Looking back, there were all kinds of reasons why I should have been concerned: I was in a room full of high-powered lawyers who might, a) not want to deal with me anymore, or b) view this as an ideal test case for cybersecurity liability. Further, I was the general counsel of a company whose business centered on cybersecurity.

But, instead, without thinking it through, I rushed back into the room and announced – "We've got a problem." Everyone rallied around discussing the problem, identifying a solution, and fixing all affected devices; then we resumed the appointed task. It was over fairly quickly.

This experience highlights human limitation and strength: pre-built trust allows people to reduce risk more quickly, so they can stop threats from affecting a much broader community.

How might we leverage this observation in an enormous and complex cyber-ecosystem?

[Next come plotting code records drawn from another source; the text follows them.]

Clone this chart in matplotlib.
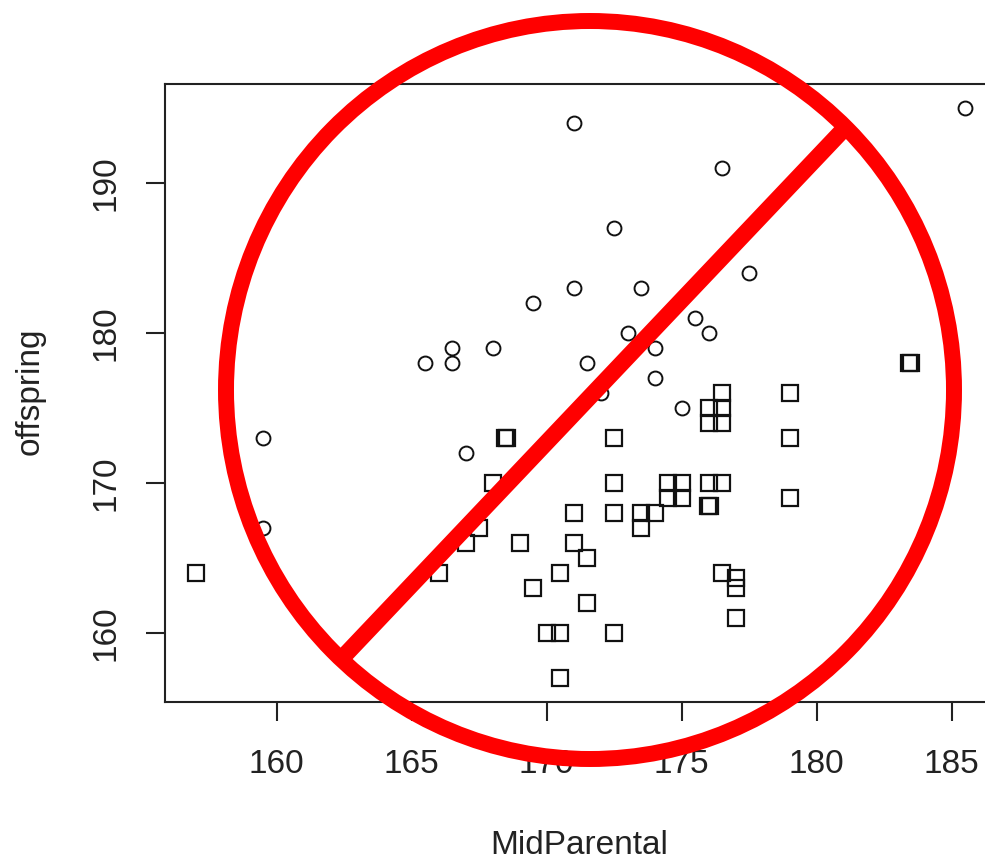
#!/usr/bin/env python3
# Galton style scatter crossed out with a red "no" sign
import matplotlib
matplotlib.use('Agg')
import matplotlib.pyplot as plt
from matplotlib.lines import Line2D
from matplotlib.patches import Ellipse
from matplotlib.transforms import IdentityTransform

W, H = 985, 861

# sons (circles)
circle_x = [185.5, 171, 176.5, 172.5, 177.5, 171, 173.5, 169.5, 175.5, 173, 176, 166.5,
            168, 174, 165.5, 166.5, 171.5, 174, 172, 175, 159.5, 167, 159.5]
circle_y = [195, 194, 191, 187, 184, 183, 183, 182, 181, 180, 180, 179,
            179, 179, 178, 178, 178, 177, 176, 175, 173, 172, 167]

# daughters (squares), a few sit almost on top of each other
square_x = [157, 166, 167, 167.5, 168, 168.45, 168.55, 169, 169.5, 170, 170.5, 170.5, 170.5,
            171, 171, 171.5, 171.5, 172.5, 172.5, 172.5, 172.5, 173.5, 173.5, 174,
            174.5, 174.5, 175, 175, 176, 176, 176, 175.97, 176.05, 176.5, 176.5, 176.5, 176.5,
            176.5, 177, 177, 177, 179, 179, 179, 183.42, 183.5]
square_y = [164, 164, 166, 167, 170, 173, 173, 166, 163, 160, 160, 164, 157,
            168, 166, 165, 162, 173, 170, 168, 160, 168, 167, 168,
            170, 169, 170, 169, 175, 174, 170, 168.5, 168.5, 176, 175, 174, 170,
            164, 163.7, 163, 161, 176, 173, 169, 178, 178]

x_ticks = [160, 165, 170, 175, 180, 185]
y_ticks = [160, 170, 180, 190]

plt.rcParams['font.family'] = ['Liberation Sans', 'DejaVu Sans']

fig = plt.figure(figsize=(W / 100, H / 100), dpi=100)

# axes box runs off the right edge of the picture, like the cropped original
left, right, top, bottom = 165, 995, 84, 702
ax = fig.add_axes([left / W, 1 - bottom / H, (right - left) / W, (bottom - top) / H])
ax.set_xlim(155.87, 186.61)
ax.set_ylim(155.4, 196.6)

ax.plot(circle_x, circle_y, 'o', ms=10, mfc='none', mec='#111111', mew=1.4, clip_on=False)
ax.plot(square_x, square_y, 's', ms=11, mfc='none', mec='#111111', mew=1.6, clip_on=False)

ax.set_xticks(x_ticks)
ax.set_yticks(y_ticks)
ax.tick_params(length=14, width=1.5, color='#222222', labelsize=24, labelcolor='#222222')
ax.tick_params(axis='x', pad=20)
ax.tick_params(axis='y', pad=17)
for lab in ax.get_yticklabels():
    lab.set_rotation(90)
    lab.set_va('center')
for s in ax.spines.values():
    s.set_linewidth(1.5)
    s.set_color('#222222')

fig.text(579 / W, 1 - 845 / H, 'MidParental', fontsize=24, color='#222222', ha='center', va='center')
fig.text(30 / W, 1 - 391 / H, 'offspring', fontsize=24, color='#222222', rotation=90,
         ha='center', va='center')

# red sign, placed in pixels on top of everything
to_px = IdentityTransform()
ring = Ellipse((590, H - 390), 728, 738, fill=False, ec='#ff0000', lw=11.5, transform=to_px)
bar = Line2D([345, 843], [H - 655, H - 130], color='#ff0000', lw=12, transform=to_px,
             solid_capstyle='butt')
fig.add_artist(ring)
fig.add_artist(bar)

fig.savefig('out.png', dpi=100)
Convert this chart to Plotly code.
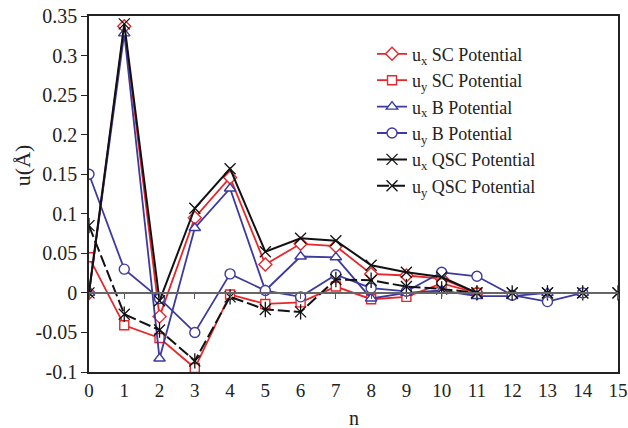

What kinds of pre-existing trust networks are available? Regional protective bodies, with their longstanding trust investments in the physical infrastructure world, can in theory play a meaningful role if they expand to managing cyber risk as well.

Leveraging Pre-Built Trust Networks

Here's the bottom line: Cyber threats move at network speed; cybersecurity moves at the speed of human trust. And human trust scales only to a point – to a geographical level where intimacy is possible: regions.

Ten years ago, we weren't even thinking about the triangle of cyber-physical-human as a converged threat space. Today, we have to. Robust cybersecurity will exploit the good that human relationships have already built in that space – meeting people where they are – rather than attempting to generate wholly new arrangements among relevant actors.

We are seeing steps toward regional approaches to cybersecurity – of note, the Cyber Resilience Institute and the Western Cyber Exchange – but to date, there are no regional bodies focusing holistically on the cyber-physical-human converged space.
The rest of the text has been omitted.